Il est difficile d’imaginer Alain enfermé dans son studio à aligner bout à bout tous les petits détails qui en font la beauté, harmonies vocales et autres effets sonores, tant Spark semble d’une spontanéité totale dans l’émotion, prise à vif dans l’âme du musicien, passant d’une chaleur hallucinée à des pensées glaciales. Les notes minimalistes de "The Bleeding Whole" transpercent l’auditeur de leurs nouveaux échos, sourds et pénétrants, reflets du vide qui s’installe peu à peu et remplit tout l’espace. La voix de Johannes est belle à en pleurer, parle de "ce vieux monde qui cesse de s’attacher" et de ces gens "agrippés aux éthers", témoins de cette renaissance forcée et de cette redécouverte d‘un univers connu, à la fois creuse et tellement envahissante. Terrifiante, insupportable et pourtant inévitable.
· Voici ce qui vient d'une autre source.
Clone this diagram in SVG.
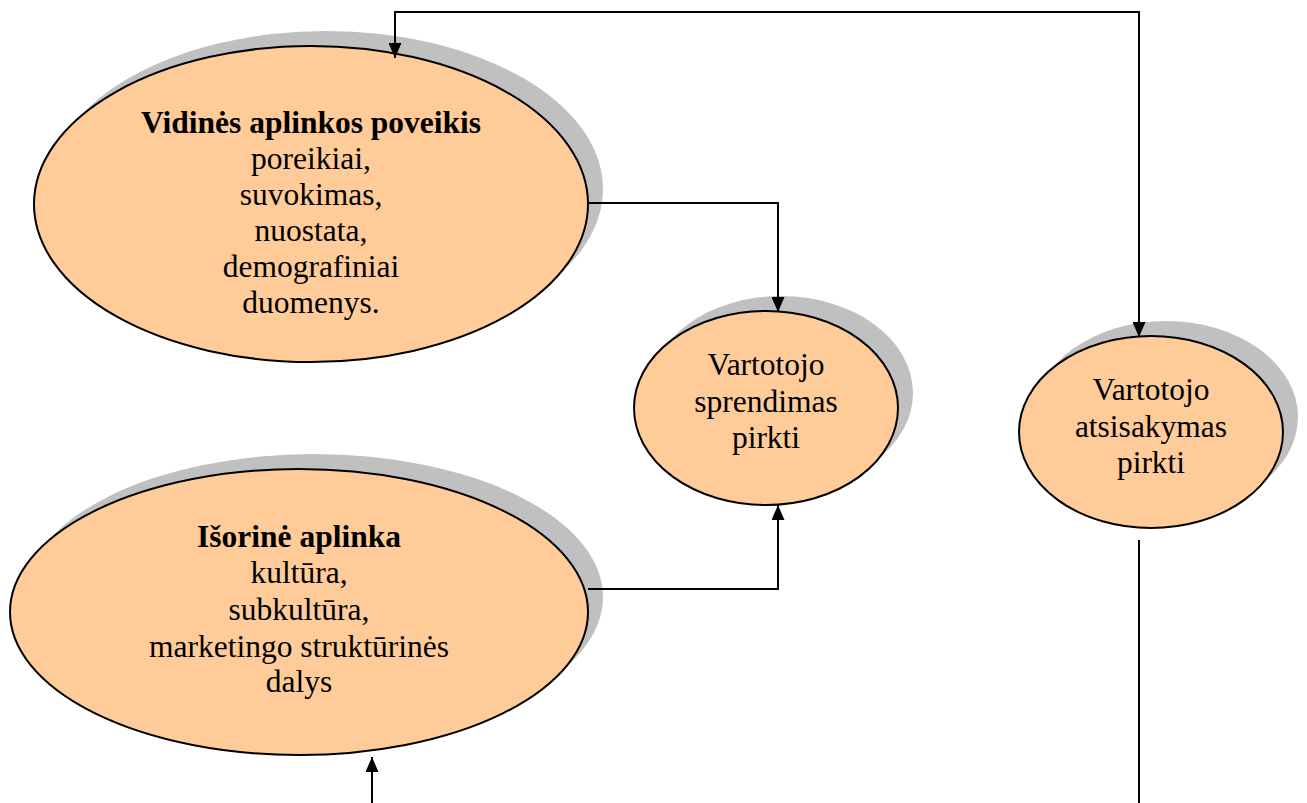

Jamais les étincelles n’ont été aussi faibles mais "Gentle Ghosts" revient souffler sur les cendres de la vie d’Alain et raviver la fantastique flamme de son aura et de sa volonté à coups de cigfiddle clinquants, illuminant ce nouveau monde d’un amour éternellement reconnaissant et révérencieux. C’est de lui que sera fait le temple dédié à Natasha, de cet amour brûlant à la lumière des cierges, des lustres et des candélabres, un chœur reprenant en litanie les voix de "Unfinished Plan", et sur la pierre ces derniers mots gravés en sa mémoire: "Oh you were not afraid of letting go, so I am not afraid of letting go...".

 

Hanté par le visage et l’âme de Natasha Shneider, Spark est l’album d’un duo avant tout. Il est le dernier cadeau d’Alain à sa femme et leur ultime collaboration artistique, une pièce d’une beauté fébrile et fragile dont chaque note et silence sont des souffles de vie qui vous consument, religieux et mystiques. Il ne fait pas que nous montrer qu’elle était une femme merveilleuse et lui un musicien hors pair et aimant, mais rappelle la valeur évidente trop souvent oubliée que l’expression artistique est un chemin vers la guérison de tous les maux. Premier album sorti sous le nouveau partenariat des labels Rekords Rekords, Ipecac et Dangerbird, qui se revendique un moyen de "lancer la révolution contre le rock daubé", il augure de bonnes choses concernant l’émancipation des artistes côtoyant la sphère musicale de Joshua Homme, et si tout ce qui vient à sortir de l’influence du géant roux est de cette trempe, alors…

Commentaires
maxime, le 21/10/2016 à 23:23
merci pour cette chronique. J'ai redécouvert ce disque ces derniers jours et c'est absolument magnifique.